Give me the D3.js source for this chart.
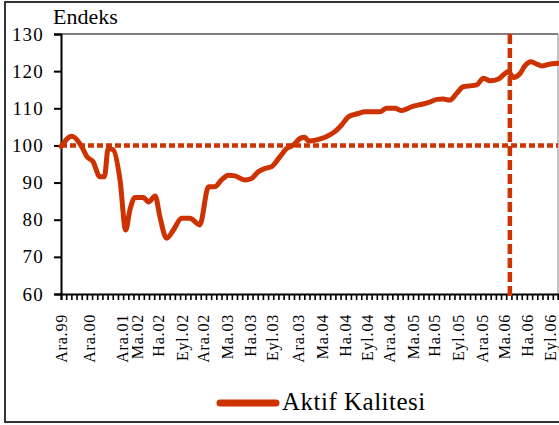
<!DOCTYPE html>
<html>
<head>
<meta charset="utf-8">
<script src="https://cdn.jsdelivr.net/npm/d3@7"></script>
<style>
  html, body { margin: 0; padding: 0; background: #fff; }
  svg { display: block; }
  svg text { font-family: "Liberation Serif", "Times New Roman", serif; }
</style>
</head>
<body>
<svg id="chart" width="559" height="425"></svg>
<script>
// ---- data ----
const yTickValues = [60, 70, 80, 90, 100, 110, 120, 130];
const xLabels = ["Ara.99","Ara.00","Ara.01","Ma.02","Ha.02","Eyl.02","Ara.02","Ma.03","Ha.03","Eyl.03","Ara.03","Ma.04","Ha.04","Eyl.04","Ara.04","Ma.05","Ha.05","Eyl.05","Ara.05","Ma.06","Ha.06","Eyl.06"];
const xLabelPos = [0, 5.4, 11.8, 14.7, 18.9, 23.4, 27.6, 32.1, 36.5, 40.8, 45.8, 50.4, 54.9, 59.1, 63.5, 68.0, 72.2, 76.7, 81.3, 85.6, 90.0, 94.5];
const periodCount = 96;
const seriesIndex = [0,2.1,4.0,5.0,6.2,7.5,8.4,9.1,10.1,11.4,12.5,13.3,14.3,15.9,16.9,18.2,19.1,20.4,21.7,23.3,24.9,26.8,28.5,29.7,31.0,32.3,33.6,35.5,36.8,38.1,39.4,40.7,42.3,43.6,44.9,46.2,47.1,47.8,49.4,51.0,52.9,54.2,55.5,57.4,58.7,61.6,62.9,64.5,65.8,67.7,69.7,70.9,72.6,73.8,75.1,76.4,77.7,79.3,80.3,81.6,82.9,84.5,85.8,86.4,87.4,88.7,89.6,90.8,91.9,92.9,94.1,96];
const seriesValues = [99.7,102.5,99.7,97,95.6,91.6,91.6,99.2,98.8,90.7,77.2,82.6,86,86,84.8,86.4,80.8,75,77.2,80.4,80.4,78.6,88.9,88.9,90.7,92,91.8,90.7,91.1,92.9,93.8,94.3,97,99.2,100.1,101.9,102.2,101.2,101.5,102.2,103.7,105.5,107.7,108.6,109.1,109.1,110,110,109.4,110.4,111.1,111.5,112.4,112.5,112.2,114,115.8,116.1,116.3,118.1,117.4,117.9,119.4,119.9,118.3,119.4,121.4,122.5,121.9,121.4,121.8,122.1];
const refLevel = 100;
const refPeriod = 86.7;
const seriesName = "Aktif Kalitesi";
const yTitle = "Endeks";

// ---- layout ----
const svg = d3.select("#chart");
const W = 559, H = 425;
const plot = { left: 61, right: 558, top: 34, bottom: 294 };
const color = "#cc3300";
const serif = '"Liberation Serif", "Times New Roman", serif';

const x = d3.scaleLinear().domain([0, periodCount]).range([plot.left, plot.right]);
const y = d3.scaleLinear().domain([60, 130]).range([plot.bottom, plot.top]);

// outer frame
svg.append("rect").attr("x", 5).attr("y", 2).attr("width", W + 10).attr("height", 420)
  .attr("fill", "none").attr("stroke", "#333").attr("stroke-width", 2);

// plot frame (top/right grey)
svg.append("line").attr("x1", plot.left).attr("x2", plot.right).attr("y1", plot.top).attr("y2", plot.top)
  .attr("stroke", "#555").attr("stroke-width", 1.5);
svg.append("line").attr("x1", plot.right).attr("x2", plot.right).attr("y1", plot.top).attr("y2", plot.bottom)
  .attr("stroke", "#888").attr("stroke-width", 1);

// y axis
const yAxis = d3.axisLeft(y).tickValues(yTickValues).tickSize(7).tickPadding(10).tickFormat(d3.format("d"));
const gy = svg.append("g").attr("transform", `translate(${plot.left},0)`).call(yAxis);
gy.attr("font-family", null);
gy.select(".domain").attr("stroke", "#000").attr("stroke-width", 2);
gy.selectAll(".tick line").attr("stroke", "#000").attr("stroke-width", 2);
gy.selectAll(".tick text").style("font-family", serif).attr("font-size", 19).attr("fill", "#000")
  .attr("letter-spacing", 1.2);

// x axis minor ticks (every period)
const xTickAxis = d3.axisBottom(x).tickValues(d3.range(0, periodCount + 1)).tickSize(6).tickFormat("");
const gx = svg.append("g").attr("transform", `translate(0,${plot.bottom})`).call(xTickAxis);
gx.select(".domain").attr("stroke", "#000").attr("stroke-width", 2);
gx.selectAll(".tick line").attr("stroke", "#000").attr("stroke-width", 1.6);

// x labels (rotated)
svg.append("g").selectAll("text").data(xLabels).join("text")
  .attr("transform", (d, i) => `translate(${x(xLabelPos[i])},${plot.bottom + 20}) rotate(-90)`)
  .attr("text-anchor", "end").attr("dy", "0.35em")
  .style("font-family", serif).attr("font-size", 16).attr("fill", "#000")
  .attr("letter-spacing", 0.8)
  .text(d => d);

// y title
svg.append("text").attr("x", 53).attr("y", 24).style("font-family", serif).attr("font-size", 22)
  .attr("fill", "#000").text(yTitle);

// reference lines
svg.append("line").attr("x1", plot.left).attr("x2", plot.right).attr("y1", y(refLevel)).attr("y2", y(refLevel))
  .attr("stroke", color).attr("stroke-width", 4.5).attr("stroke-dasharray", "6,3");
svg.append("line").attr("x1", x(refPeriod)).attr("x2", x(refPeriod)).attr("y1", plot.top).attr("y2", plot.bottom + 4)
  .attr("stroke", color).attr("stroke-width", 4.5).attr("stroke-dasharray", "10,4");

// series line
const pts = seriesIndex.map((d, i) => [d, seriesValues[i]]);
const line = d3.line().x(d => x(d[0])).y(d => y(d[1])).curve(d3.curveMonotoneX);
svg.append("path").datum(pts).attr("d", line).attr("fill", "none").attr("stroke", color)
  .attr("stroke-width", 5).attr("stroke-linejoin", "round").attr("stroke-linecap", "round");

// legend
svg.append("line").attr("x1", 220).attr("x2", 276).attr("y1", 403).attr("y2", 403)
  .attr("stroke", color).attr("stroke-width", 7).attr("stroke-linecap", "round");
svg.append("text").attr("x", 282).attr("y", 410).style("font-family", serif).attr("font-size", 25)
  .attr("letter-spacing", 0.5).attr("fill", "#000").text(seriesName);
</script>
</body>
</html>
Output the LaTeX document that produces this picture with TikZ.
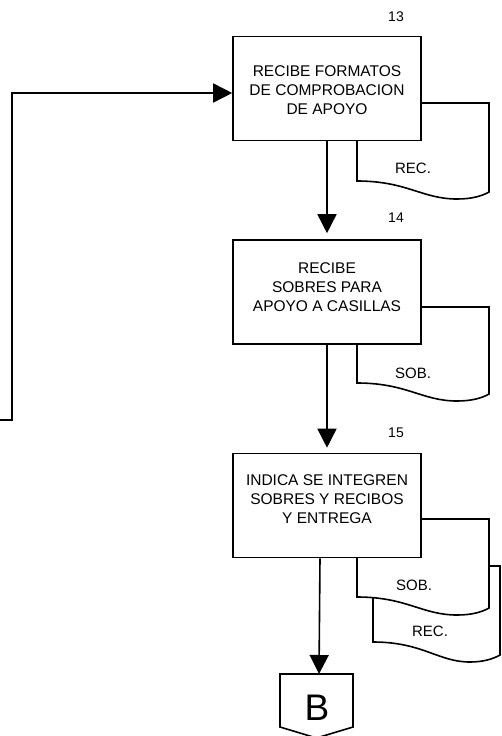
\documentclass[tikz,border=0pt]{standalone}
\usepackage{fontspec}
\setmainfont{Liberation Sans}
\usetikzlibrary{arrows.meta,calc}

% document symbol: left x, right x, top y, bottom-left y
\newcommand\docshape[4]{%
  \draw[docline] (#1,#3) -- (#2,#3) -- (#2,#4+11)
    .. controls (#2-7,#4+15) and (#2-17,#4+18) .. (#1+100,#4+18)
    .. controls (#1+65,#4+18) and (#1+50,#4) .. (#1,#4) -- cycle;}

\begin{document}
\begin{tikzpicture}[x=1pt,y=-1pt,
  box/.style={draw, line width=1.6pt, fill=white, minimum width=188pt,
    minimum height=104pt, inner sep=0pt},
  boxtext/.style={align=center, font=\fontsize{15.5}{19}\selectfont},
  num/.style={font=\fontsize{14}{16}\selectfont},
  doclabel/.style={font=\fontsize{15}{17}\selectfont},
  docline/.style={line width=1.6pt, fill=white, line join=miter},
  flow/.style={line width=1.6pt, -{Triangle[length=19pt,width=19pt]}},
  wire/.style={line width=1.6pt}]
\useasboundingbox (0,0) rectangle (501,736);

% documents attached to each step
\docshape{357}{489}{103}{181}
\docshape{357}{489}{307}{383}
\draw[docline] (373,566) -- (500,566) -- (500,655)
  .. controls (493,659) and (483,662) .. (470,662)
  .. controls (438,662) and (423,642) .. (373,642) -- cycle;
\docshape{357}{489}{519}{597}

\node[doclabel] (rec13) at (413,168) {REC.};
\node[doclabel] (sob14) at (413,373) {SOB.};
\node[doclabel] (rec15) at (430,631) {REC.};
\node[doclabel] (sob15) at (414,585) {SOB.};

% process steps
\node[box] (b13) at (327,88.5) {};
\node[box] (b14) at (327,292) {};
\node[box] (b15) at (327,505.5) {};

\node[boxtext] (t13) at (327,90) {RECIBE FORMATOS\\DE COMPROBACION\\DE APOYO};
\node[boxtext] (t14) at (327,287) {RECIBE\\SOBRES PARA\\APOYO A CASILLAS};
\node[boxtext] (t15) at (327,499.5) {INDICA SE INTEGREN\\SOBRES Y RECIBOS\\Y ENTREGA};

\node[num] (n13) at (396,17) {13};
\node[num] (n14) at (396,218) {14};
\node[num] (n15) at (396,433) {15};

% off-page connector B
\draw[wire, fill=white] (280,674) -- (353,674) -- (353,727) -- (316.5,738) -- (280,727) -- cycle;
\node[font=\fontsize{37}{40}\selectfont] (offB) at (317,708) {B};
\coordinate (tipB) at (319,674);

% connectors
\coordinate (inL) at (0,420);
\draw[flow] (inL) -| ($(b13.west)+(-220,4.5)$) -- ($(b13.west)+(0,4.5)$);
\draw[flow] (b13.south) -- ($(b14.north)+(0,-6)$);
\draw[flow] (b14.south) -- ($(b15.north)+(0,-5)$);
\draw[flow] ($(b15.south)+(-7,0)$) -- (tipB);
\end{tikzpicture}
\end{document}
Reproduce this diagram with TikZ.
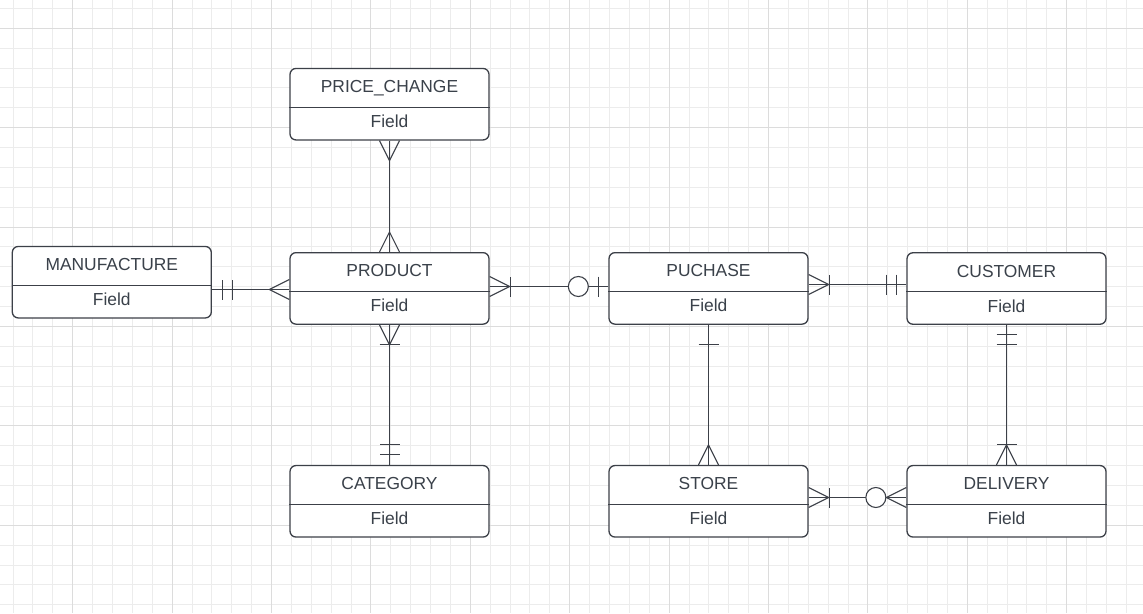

> WHAT THE TASK REQUIRES
Repeat exactly, and only, the lines between the line holding "Output the LaTeX" and the line holding "controls (#1+65,#4+18) and", inclusive, leaving pictures out.

> WRITTEN ANSWER
Output the LaTeX document that produces this picture with TikZ.
\documentclass[tikz,border=0pt]{standalone}
\usepackage{fontspec}
\setmainfont{Liberation Sans}
\usetikzlibrary{arrows.meta,calc}

% document symbol: left x, right x, top y, bottom-left y
\newcommand\docshape[4]{%
  \draw[docline] (#1,#3) -- (#2,#3) -- (#2,#4+11)
    .. controls (#2-7,#4+15) and (#2-17,#4+18) .. (#1+100,#4+18)
    .. controls (#1+65,#4+18) and (#1+50,#4) .. (#1,#4) -- cycle;}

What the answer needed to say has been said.